Abraham Cunard, a Philadelphian of German descent, emigrated to Halifax, Nova Scotia, in 1783. By 1812 the shipping business he founded there with his son Samuel (1787–1865) was well established. Clemens’s history is inaccurate. Thomas C. Haliburton (1796–1865), a distinguished jurist, was a friend and compatriot of Samuel Cunard’s from Halifax (his daughter Laura married Cunard’s son William in 1851). He was best known for the humorous dialect sketches he wrote in the assumed character of a Yankee peddler named “Samuel Slick,” the first of which appeared in 1835. During a voyage to England in 1838 he learned an “object-lesson of being left behind by the power of steam to await the good-will of the wind” (Chittick, 219). Upon arrival, he supported an effort to convince the colonial secretary of the importance of establishing a transatlantic steam-powered mail service. Within a few months, the government advertised its intention to sponsor such a service, and “Haliburton never forgot, nor allowed others to forget, the part he thus played in securing to the old and new worlds the benefit of rapid intercommunication” (Chittick, 220). In 1839 Samuel Cunard went to England, where he won the government mail contract. At the urging of Robert Napier, an eminent marine engineer whom Cunard commissioned to build several new steamships, he formed a partnership with two major investors: George Burns (1795–1890) and David MacIver (d. 1845), co-owners since 1830 of the City of Glasgow Steam-Packet Company. The newly formed British and North American Royal Mail Steam Packet Company (commonly known as the Cunard Company) inaugurated its transatlantic service in 1840, when the Britannia sailed from Liverpool to Boston. The company, which had no enduring rival for over a hundred years, was soon entirely owned and run by three families: the Cunards in North America, the Burnses in Glasgow, and the MacIvers in Liverpool (Brinnin, 73–85, 89–90, 98, 101–2, 120–22; Haliburton, 145 n. 3, 157 n. 1; Herzberg, 419). Cunard was knighted by Queen Victoria in 1859 “for the services rendered by his ships in the Crimean campaign” (Brinnin, 271).

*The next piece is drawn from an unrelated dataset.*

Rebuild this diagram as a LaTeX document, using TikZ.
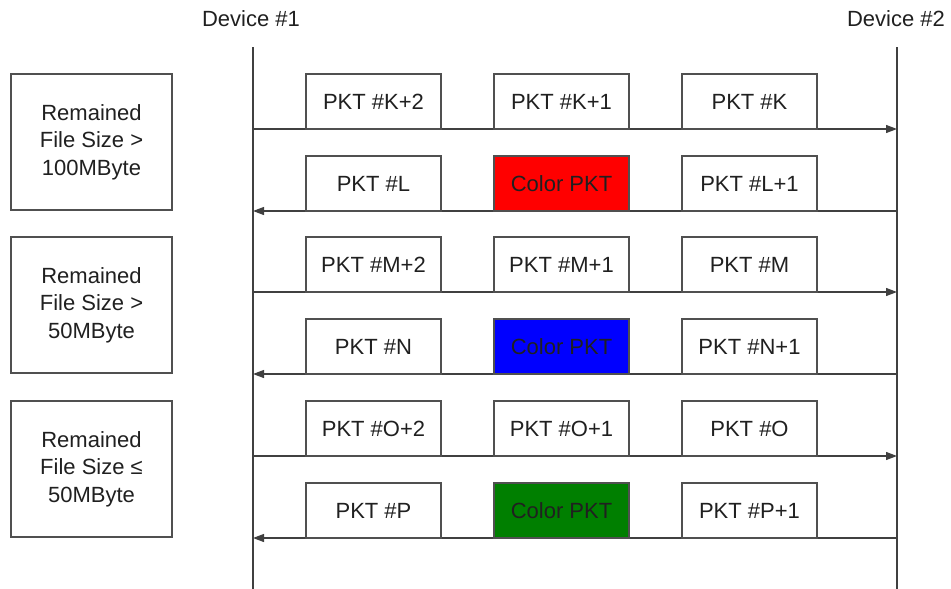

Much of this letter was in fact used in a Cunard Company advertising pamphlet issued in 1873 (PH in CU-MARK). It is not known whether Clemens gave his consent for the reprinting.
“British Benevolence,” New York Tribune, 27 Jan 73, 4–5 (SLC 1873), clipping in the Mark Twain Papers, The Bancroft Library, University of California, Berkeley (CU-MARK).
L5 , 573–581; Cunard Company advertising circular, undated, reprinted in Boston Journal, 7 Feb 73, which was in turn reprinted in Martin, 1–2, all with omissions; Brownell 1949, 3–5; Neider 1961, 159–65.